TODAY.AZ / Politics

Today’s Zaman: Azerbaijanis also played a great role in the establishment of the present-day Turkey

23 May 2009 [09:52] - TODAY.AZ
“Can Turkey's policy concerning Armenia, which stands like a knife between Turkey and Azerbaijan, change? Can Turkey come closer to Armenia by turning a blind eye to Azerbaijan's interests? Let us focus on some specific issues. Can the border crossing between Turkey and Armenia, which was closed down in response to Armenia's occupation of Nagorno-Karabakh, be reopened?

All of these questions can be answered as follows: Turkey's Armenian policy may change, but Turkey's policy regarding Azerbaijan will not change in the least. Turkey shapes its Armenian policy based on the Karabakh issue in the first place, as well as on Azerbaijan's interests. If it introduces any change to its policy, then it is also intended to produce benefits for Azerbaijan,” Today’s Zaman cited Mumtazer Turkone, the author of “What is Azerbaijan to Turkey?” article.
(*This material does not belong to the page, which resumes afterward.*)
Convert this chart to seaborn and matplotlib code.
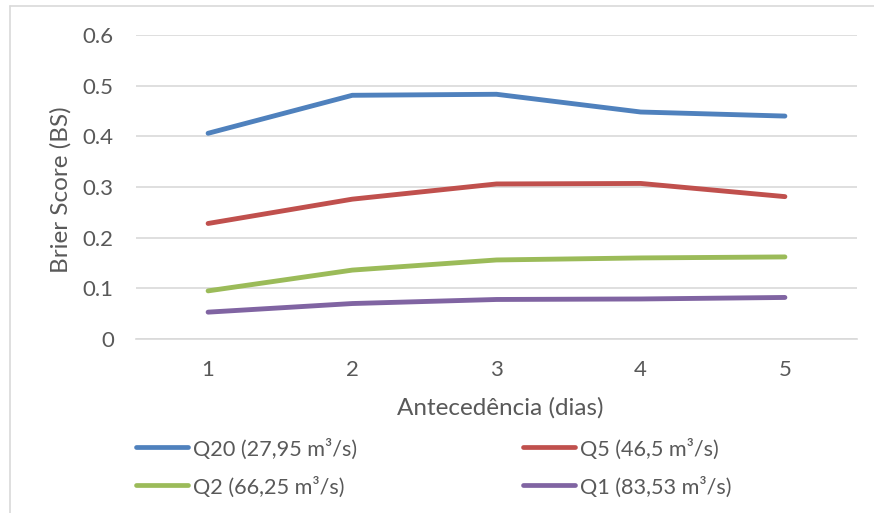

“Recent debates should be assessed from this perspective. Turkey has launched new initiatives in order to normalize relations with Armenia. These initiatives are conducted with a very important assumption in mind: Turkey assumes that the existing status quo in the Caucasus is detrimental to all three countries --Turkey, Azerbaijan and Armenia. To maintain this status quo does not serve the interests of any of these countries. It is not reasonable to maintain this situation that brings losses to all three sides.

Today there is not a single issue that can be resolved by fighting between Turkey and Armenia or between Azerbaijan and Armenia.

Nuri Pasha, was applying what he had learned from Hüseyinzade Ali and Mehmet Emin Resulzade. Not only Hüseyinzade Ali and Mehmet Emin Resulzade, but also Anatolian Turks had largely learned how to become a nation from Azerbaijani intellectuals. The national awakening of Azerbaijani Turks, who were under Russian rule at that time, removed the hesitation in Turkey resulting from its imperial heritage. In their quest to ensure the survival of an empire, İstanbul's intellectuals were trying to conceal their national peculiarities due to concerns about disintegration, but Azerbaijani intellectuals provided them with the sort of inspiration they needed to create a nation out of an empire in decline,” Turkone emphasized in his article.